Violence has escalated significantly in recent days as the Syrian government fights to reassert control over pockets of resistance to the regime of Assad across the country.
According to UN Under-Secretary-General for Peacekeeping Operations Herve Ladsous, the 15-month uprising in Syria has grown into a full-scale civil war where Assad’s forces are trying to recapture swathes of urban territory lost to rebels.
“Yes, I think we can say that,” Ladsous said when asked if the Syrian crisis could now be characterized as a civil war.
“Clearly, what is happening is that the government of Syria lost some large chunks of territory in several cities to the opposition and wants to retake control of these areas,” he said as quoted by Reuters.
His remarks, the first time a senior UN official has declared Syria’s conflict a civil war, came as the United States said Russia might be sending attack helicopters to Syria.
The International Red Cross said the situation was deteriorating in several parts of Syria simultaneously as fighting intensifies.
Many hundreds of people, including civilians, rebels and members of Assad’s army and security forces, have been killed since a cease-fire deal brokered by international mediator Kofi Annan two months ago was supposed to halt the bloodshed.
“Now we have confirmed reports of not only of the use of tanks and artillery but also attack helicopters,” Ladsous said in an interview with Reuters and one other reporter. “This is really becoming large scale.”
US Secretary of State Hillary Clinton said Washington was worried Russia may be sending Syria attack helicopters and dismissed Moscow’s argument that its arms transfers to Syria are unrelated to the conflict there.
“We have confronted the Russians about stopping their continued arms shipments to Syria. They have, from time to time, said that we shouldn’t worry — everything they are shipping is unrelated to their [the Syrian government’s] actions internally,” Clinton said, addressing a forum in Washington.
“That’s patently untrue.”
United Nations observers overseeing Annan’s cease-fire deal were turned back from the town of Haffeh on Tuesday by angry crowds throwing stones and metal rods. As they left, three of their vehicles were fired on, although the monitors were unhurt.
The monitors have been trying since Thursday to visit Haffeh where activists say the army had been battling rebels and the United States has warned of another potential massacre.
The rebel Free Syrian Army said it withdrew from the Sunni Muslim town later on Tuesday under pressure from bombardment by Assad’s forces, leaving thousands of civilians without protection.
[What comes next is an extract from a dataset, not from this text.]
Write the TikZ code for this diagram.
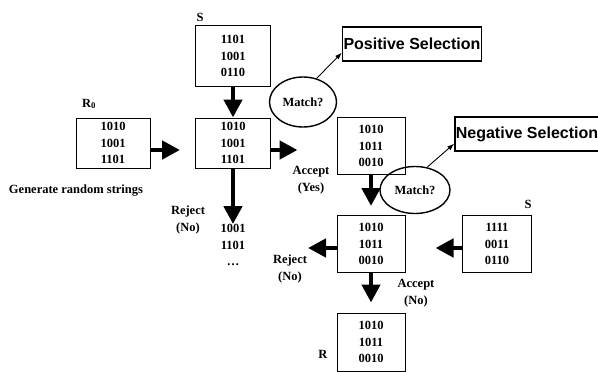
\documentclass[tikz,border=0pt]{standalone}
\usepackage{fontspec}
\setmainfont{Liberation Serif}
\newfontfamily\selfont{Liberation Sans}
\usetikzlibrary{arrows.meta,shapes.geometric}

\begin{document}
\begin{tikzpicture}[x=1pt,y=-1pt,
  every node/.style={font=\fontsize{12.5}{16.5}\selectfont\bfseries},
  strbox/.style={draw,line width=1pt,align=center,inner sep=0pt},
  selbox/.style={draw,line width=1.3pt,inner xsep=1pt,minimum height=34pt,font=\selfont\fontsize{16}{16}\selectfont\bfseries},
  matchell/.style={draw,ellipse,line width=1.4pt,inner sep=0pt},
  bigarrow/.style={line width=4.5pt,-{Triangle[length=18pt,width=18pt]}},
  thinarrow/.style={line width=0.9pt,-{Latex[length=7pt,width=5pt]}},
  lbl/.style={align=center,inner sep=0pt}]
\useasboundingbox (0,0) rectangle (598,372);

% string sets
\node (r0) [strbox, minimum width=74pt, minimum height=50pt] at (113,143) {1010\\1001\\1101};
\node (s1) [strbox, minimum width=75pt, minimum height=61pt] at (233,56) {1101\\1001\\0110};
\node (mid) [strbox, minimum width=75pt, minimum height=50pt] at (233,143) {1010\\1001\\1101};
\node (acc) [strbox, minimum width=68pt, minimum height=57pt] at (371,146) {1010\\1011\\0010};
\node (chk) [strbox, minimum width=68pt, minimum height=57pt] at (371,244) {1010\\1011\\0010};
\node (s2) [strbox, minimum width=69pt, minimum height=57pt] at (497,244) {1111\\0011\\0110};
\node (r) [strbox, minimum width=68pt, minimum height=58pt] at (371,342) {1010\\1011\\0010};
\node (rej) [lbl] at (233,245) {1001\\1101\\\dots};

% labels
\node (r0lbl) [lbl] at (89,104) {R$_{\mathbf 0}$};
\node (s1lbl) [lbl] at (200,17) {S};
\node (s2lbl) [lbl] at (528,204) {S};
\node (rlbl) [lbl] at (323,354) {R};
\node (gen) [lbl] at (76,191) {Generate random strings};
\node (rej1) [lbl] at (188,220) {Reject\\(No)};
\node (acc1) [lbl] at (311,180) {Accept\\(Yes)};
\node (rej2) [lbl] at (290,269) {Reject\\(No)};
\node (acc2) [lbl] at (416,293) {Accept\\(No)};

% matching
\node (m1) [matchell, minimum width=67pt, minimum height=50pt] at (303,102) {Match?};
\node (m2) [matchell, minimum width=70pt, minimum height=47pt] at (415,190) {Match?};
\node (pos) [selbox, minimum width=136pt] at (412,44) {Positive Selection};
\node (neg) [selbox, minimum width=140pt] at (527,134) {Negative Selection};

\coordinate (rejtip) at (308,248);

\draw [bigarrow, shorten >=15pt] ([yshift=-7pt]r0.east) -- ([yshift=-7pt]r0.east -| mid.west);
\draw [bigarrow] (s1.south) -- (mid.north);
\draw [bigarrow, shorten >=39pt] ([yshift=-7pt]mid.east) -- ([yshift=-7pt]mid.east -| acc.west);
\draw [bigarrow] (mid.south) -- (rej.north);
\draw [bigarrow, shorten >=9pt] (acc.south) -- (chk.north);
\draw [bigarrow, shorten >=30pt] ([yshift=-4pt]s2.west) -- ([yshift=-4pt]chk.east);
\draw [bigarrow] ([yshift=-4pt]chk.west) -- (rejtip);
\draw [bigarrow, shorten >=10pt] (chk.south) -- (r.north);
\draw [thinarrow] (m1.60) -- ([yshift=9pt]pos.south west);
\draw [thinarrow] (m2.62) -- ([yshift=8pt]neg.south west);
\end{tikzpicture}
\end{document}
Activists say Syria’s army and pro-Assad militias have committed two mass killings in the last three weeks, in the Houla region and the farming hamlet of Mazraat al-Qubeir. Syrian authorities blamed the killings on “terrorists”.
The killings have hardened sectarian divisions between the mostly Sunni Muslim rebels and supporters of Assad — from the country’s Alawite minority — in a conflict whose dynamics are also shifting as rebels become increasingly well-armed.